To say I watched it is a stretch, I suppose. Perhaps a better term is glanced at it. Is that better? Glanced is a pretty soft word. What happened was more like I looked, got weak at the knees, a little nauseous, and then had to look away.
Mel and I have three children, and all of them came via cesarean. None of them were easy.
The only birth I actually witnessed was the first, and the doctor had to trick me into it. But trust me, I watched the pain she endured.
I didn’t actually know what a cesarean was when my son was born 12 years ago. I was 24 and the plan was to have a natural birth.
I’d seen videos of that, and had a pretty good idea what to expect. Not that I had any intentions of looking. I’m not one for blood or guts or babies being pushed out of vaginas. I hope we can still be friends.
Two weeks before our son’s due date Mel’s hands, feet, neck, all of her swelled up suddenly. She met with her doctor about it, he told her she had toxemia, and that the baby needed to be delivered via cesarean.
I went into the procedure innocently, wrapped in scrubs and booties, and about 20 minutes in I heard a baby cry and the doctor said, “Daddy, come see your son.”
I’d been holding Mel’s hand, focusing on her, not looking at the business end of things. I had no intention of looking, but considering this was my first time, I assumed they were done. I stood and looked. Tristan head and one arm were reaching out from a gaping wound in my wife’s abdomen.
He was screaming and flexing, all red, white, and blue.
People talk a lot about the miracle of birth, but the act of, the actual moment, was the worst thing I’d ever seen.
I sat down, nauseous and weak, and Mel smiled at me, her eyes glossy from the epidural; her face calm.
“What’s wrong,” she said.
“You don’t want to know what they’re doing to you,” I said.
It was only after the birth of our son, after Mel’s stitches bled for weeks each time she sat up, after each time she laughed or coughed or anything like it, she had to hold her stomach, after she went back to work with gauze still strapped across her stomach, that I started to notice people mention their feelings that cesareans were the easy way out.
It was mostly on social media. No one ever said it to my face.
In fact, I still see it. I’ll be scrolling through Facebook and see some backhanded comment “lucky you got to have a cesarean. We did ours natural…” Or something like, “It must have been nice to have a cesarean. I hope you enjoy the extra time off.”
Sometimes it’s a more direct implication that cesareans are easy with comments like, “I actually had to push my children out…”

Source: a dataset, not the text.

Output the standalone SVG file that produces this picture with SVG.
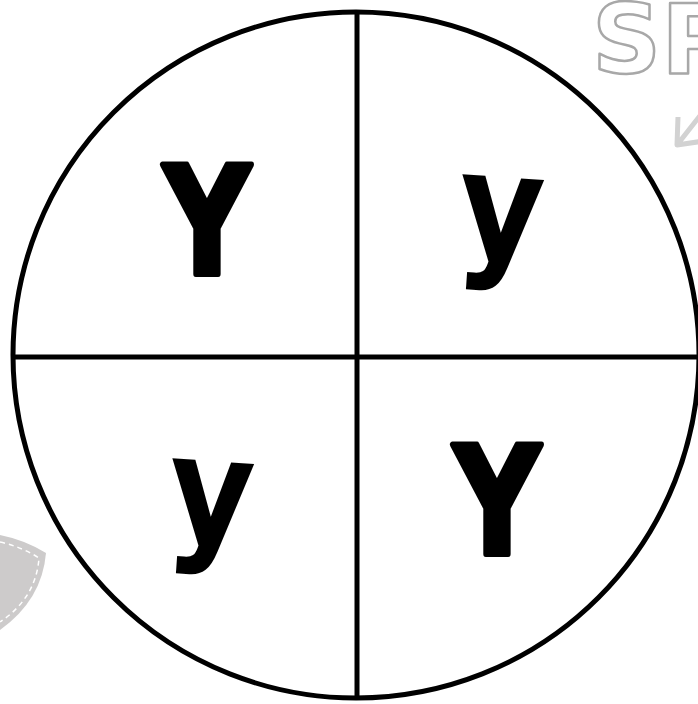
<svg xmlns="http://www.w3.org/2000/svg" width="698" height="704" viewBox="0 0 698 704">
<style>
.ln{fill:none;stroke:#000;stroke-width:5}
.y{font-family:"DejaVu Sans","Liberation Sans",sans-serif;font-weight:bold;font-size:150px;fill:#000;stroke:#000;stroke-width:6;stroke-linejoin:round;text-anchor:middle}
.yl{font-family:"DejaVu Sans","Liberation Sans",sans-serif;font-weight:bold;font-size:150px;fill:#000;text-anchor:middle}
.sp{font-family:"DejaVu Sans","Liberation Sans",sans-serif;font-weight:bold;font-size:96px;fill:#fff;stroke:#a8a8a8;stroke-width:2.5;stroke-linejoin:round}
</style>
<rect width="698" height="704" fill="#fff"/>
<g id="decor">
<path d="M0,535 Q25,540 46,553 Q42,600 0,630 Z" fill="#cdcbcb"/>
<path d="M0,542 Q22,547 39,558 Q36,598 0,622" fill="none" stroke="#fff" stroke-width="1.5" stroke-dasharray="5,4"/>
<text class="sp" x="592" y="73">SP</text>
<path d="M678,117 L677,145 L704,141 M677,145 L706,108" stroke="#d2d2d2" stroke-width="5" stroke-linejoin="round" fill="none"/>
</g>
<g id="circle">
<circle class="ln" cx="356" cy="355" r="343"/>
</g>
<g id="connectors">
<line class="ln" x1="357" y1="12" x2="357" y2="698"/>
<line class="ln" x1="13" y1="357" x2="699" y2="357"/>
</g>
<g id="q1"><text class="y" transform="translate(207,274) scale(0.8,1)">Y</text></g>
<g id="q2"><text class="yl" transform="translate(498,259) rotate(4) scale(0.88,1)">y</text></g>
<g id="q3"><text class="yl" transform="translate(208,543) rotate(4) scale(0.88,1)">y</text></g>
<g id="q4"><text class="y" transform="translate(497,554) scale(0.8,1)">Y</text></g>
</svg>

Now listen, I cannot speak for natural birth, but what I can say, with 100% sincerity, is that there’s nothing easy about a cesarean.

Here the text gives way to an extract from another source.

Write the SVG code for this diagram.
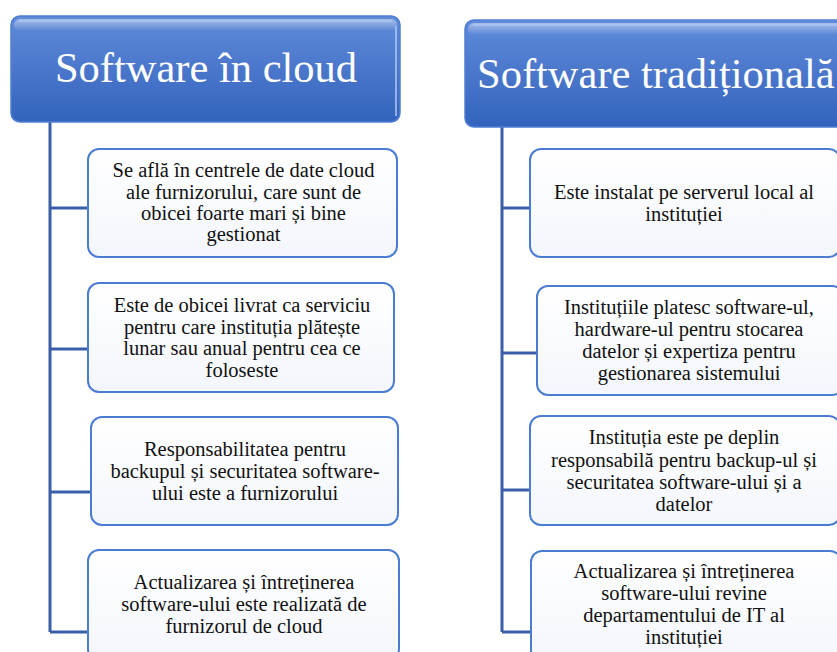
<svg xmlns="http://www.w3.org/2000/svg" width="837" height="652" viewBox="0 0 837 652">
  <defs>
    <linearGradient id="hdr" x1="0" y1="0" x2="0" y2="1">
      <stop offset="0" stop-color="#5f8bd9"/>
      <stop offset="0.5" stop-color="#4a77cb"/>
      <stop offset="1" stop-color="#3363bd"/>
    </linearGradient>
    <linearGradient id="hl" x1="0" y1="0" x2="0" y2="1">
      <stop offset="0" stop-color="#ffffff" stop-opacity="0.45"/>
      <stop offset="1" stop-color="#ffffff" stop-opacity="0"/>
    </linearGradient>
    <linearGradient id="box" x1="0" y1="0" x2="0" y2="1">
      <stop offset="0" stop-color="#ffffff"/>
      <stop offset="1" stop-color="#f3f6fc"/>
    </linearGradient>
  </defs>
  <style>
    .hdr { fill: url(#hdr); stroke: #4f7fd3; stroke-width: 1.5; }
    .hdrhl { fill: none; stroke: #a9c4f0; stroke-width: 2; opacity: 0.8; }
    .hdrtxt { font-family: "Liberation Serif", "Times New Roman", serif; font-size: 42.5px; fill: #ffffff; }
    .box { fill: url(#box); stroke: #4a7dd2; stroke-width: 2; }
    .txt { font-family: "Liberation Serif", "Times New Roman", serif; font-size: 20.5px; fill: #111111; text-anchor: middle; }
    .con { fill: none; stroke: #3b5ea9; stroke-width: 3; }
  </style>
  <rect width="837" height="652" fill="#ffffff"/>

  <g id="connectors">
    <path class="con" d="M50 122 V632 M50 208 H88 M50 349 H88 M50 492 H91 M50 632 H88"/>
    <path class="con" d="M502 127 V632 M502 208 H530 M502 353 H537 M502 490 H530 M502 632 H531"/>
  </g>

  <g id="header-cloud">
    <rect class="hdr" x="11" y="16" width="389" height="106" rx="9"/>
    <rect x="14" y="19" width="383" height="12" rx="6" fill="url(#hl)"/>
    <path class="hdrhl" d="M19 21 H392 M396 26 V116"/>
    <text class="hdrtxt" x="206" y="82" text-anchor="middle">Software în cloud</text>
  </g>

  <g id="header-traditional">
    <rect class="hdr" x="465" y="20" width="392" height="107" rx="9"/>
    <rect x="468" y="23" width="386" height="12" rx="6" fill="url(#hl)"/>
    <path class="hdrhl" d="M473 25 H860"/>
    <text class="hdrtxt" x="477" y="88">Software tradițională</text>
  </g>

  <g id="cloud-1">
    <rect class="box" x="88" y="149" width="309" height="108" rx="11"/>
    <text class="txt"><tspan x="243.5" y="177.3">Se află în centrele de date cloud</tspan><tspan x="243.5" y="198.5">ale furnizorului, care sunt de</tspan><tspan x="243.5" y="219.8">obicei foarte mari și bine</tspan><tspan x="243.5" y="241">gestionat</tspan></text>
  </g>
  <g id="cloud-2">
    <rect class="box" x="88" y="283" width="306" height="109" rx="11"/>
    <text class="txt"><tspan x="242" y="312">Este de obicei livrat ca serviciu</tspan><tspan x="242" y="333.5">pentru care instituția plătește</tspan><tspan x="242" y="355">lunar sau anual pentru cea ce</tspan><tspan x="242" y="376.5">foloseste</tspan></text>
  </g>
  <g id="cloud-3">
    <rect class="box" x="91" y="417" width="307" height="108" rx="11"/>
    <text class="txt"><tspan x="245" y="456">Responsabilitatea pentru</tspan><tspan x="245" y="478">backupul și securitatea software-</tspan><tspan x="245" y="500">ului este a furnizorului</tspan></text>
  </g>
  <g id="cloud-4">
    <rect class="box" x="88" y="550" width="311" height="110" rx="11"/>
    <text class="txt"><tspan x="244" y="589">Actualizarea și întreținerea</tspan><tspan x="244" y="611">software-ului este realizată de</tspan><tspan x="244" y="633">furnizorul de cloud</tspan></text>
  </g>

  <g id="trad-1">
    <rect class="box" x="530" y="149" width="310" height="108" rx="11"/>
    <text class="txt"><tspan x="684" y="199">Este instalat pe serverul local al</tspan><tspan x="684" y="220.5">instituției</tspan></text>
  </g>
  <g id="trad-2">
    <rect class="box" x="537" y="286" width="306" height="109" rx="11"/>
    <text class="txt"><tspan x="689" y="314">Instituțiile platesc software-ul,</tspan><tspan x="689" y="336">hardware-ul pentru stocarea</tspan><tspan x="689" y="358">datelor și expertiza pentru</tspan><tspan x="689" y="380">gestionarea sistemului</tspan></text>
  </g>
  <g id="trad-3">
    <rect class="box" x="530" y="416" width="310" height="109" rx="11"/>
    <text class="txt"><tspan x="684" y="444">Instituția este pe deplin</tspan><tspan x="684" y="466.5">responsabilă pentru backup-ul și</tspan><tspan x="684" y="489">securitatea software-ului și a</tspan><tspan x="684" y="510.5">datelor</tspan></text>
  </g>
  <g id="trad-4">
    <rect class="box" x="531" y="551" width="310" height="110" rx="11"/>
    <text class="txt"><tspan x="684" y="578">Actualizarea și întreținerea</tspan><tspan x="684" y="600">software-ului revine</tspan><tspan x="684" y="622">departamentului de IT al</tspan><tspan x="684" y="643.5">instituției</tspan></text>
  </g>
</svg>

After that first childbirth, I was honestly afraid my wife wasn’t going to make it. I’d never seen anything like what she endured. I’d never seen a cut that big in real life, let alone having doctors reach inside and pull a 7-pound human out of it. It was so gruesome I couldn’t even look.
With our third child, air got into Mel’s body and settled in her shoulders.

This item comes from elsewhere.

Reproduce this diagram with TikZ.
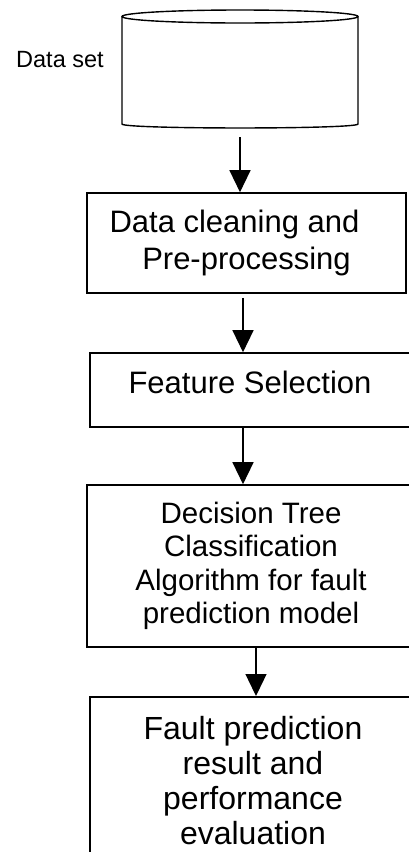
\documentclass[tikz,border=0pt]{standalone}
\usepackage{fontspec}
\setmainfont{Liberation Sans}
\usetikzlibrary{arrows.meta,positioning,calc}

\begin{document}
\begin{tikzpicture}[x=1pt,y=-1pt,>={Triangle[width=21pt,length=22pt]}]
  \tikzset{stagebox/.style={draw,line width=1.6pt,inner sep=0pt,align=center},
    flow/.style={->,line width=1.3pt}}
  \useasboundingbox (0,0) rectangle (408,852);
  % data set drum
  \node[minimum width=236pt,minimum height=118pt,inner sep=0pt] (ds) at (240,69) {};
  \draw[line width=1.4pt] (122,16.5) -- (122,124) .. controls (122,129.3) and (358,129.3) .. (358,124) -- (358,16.5);
  \draw[line width=1.4pt] (240,16.5) ellipse [x radius=118pt,y radius=6.5pt];
  \node[anchor=base west,inner xsep=0pt,font=\fontsize{23.5pt}{28pt}\selectfont] (dslabel) at (16,67) {Data set};
  % steps
  \node[stagebox,minimum width=319pt,minimum height=100pt,font=\fontsize{31pt}{37pt}\selectfont] (clean) at (246.5,243) {Data cleaning and\rule{24pt}{0pt}\\Pre-processing};
  \node[stagebox,minimum width=320pt,minimum height=74pt,text height=22pt,text depth=16pt,font=\fontsize{31pt}{37pt}\selectfont] (feat) at (250,390) {Feature Selection};
  \node[stagebox,minimum width=328pt,minimum height=162pt,font=\fontsize{29.5pt}{33.5pt}\selectfont] (algo) at (251,566) {Decision Tree\\Classification\\Algorithm for fault\\prediction model};
  \node[stagebox,anchor=north,minimum width=326pt,inner ysep=20pt,font=\fontsize{32pt}{35pt}\selectfont] (result) at (253,696) {Fault prediction\\result and\\performance\\evaluation};
  \draw[flow] ([yshift=-9pt]ds.south) -- (ds.south |- clean.north);
  \draw[flow] ([xshift=-3.5pt,yshift=-4pt]clean.south) -- ([xshift=-3.5pt]clean.south |- feat.north);
  \draw[flow] ([xshift=-7pt]feat.south) -- ([xshift=-7pt]feat.south |- algo.north);
  \draw[flow] ([xshift=5pt]algo.south) -- ([xshift=5pt]algo.south |- result.north);
\end{tikzpicture}
\end{document}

While I know this doesn’t sound like much, it’s actually very painful. She cried all night, with one hand on her shoulder, and the other across her abdomen. Each breath was painful, and yet she couldn’t stop crying.
She asked for more pain medication, and the nurse told her she was maxed out. The whole time I stood over here, holding our new daughter, feeling helpless, and wondering if my wife was having a heart attack.
Regardless of how a child is brought into the world, it’s a difficult ordeal. No childbirth is easy.
It’s a strain on the mother’s body, and it takes months of recovery. I’m not even going to try and say that one form or childbirth is better or worse. I’m not going to comment on the over use of cesarean.
Because honestly, people: This isn’t a competition. It’s childbirth.
It’s bringing a new person into the world, and nothing is easy about it.
Across Mel’s abdomen is a lengthy scar. It’s larger than any scar I have, and even if I do get a scar that equals hers, it will never signify as much importance.
Her scar is evidence of dedication and determination to our family.
It’s evidence of her willingness to do whatever it takes to bring our children into the world — a boy and two girls that fill my life with more joy than I ever thought possible. And every time I see it, I am filled with a swell of admiration for the mother of my children because I know what she went through to get it. And it was anything but the easy way out.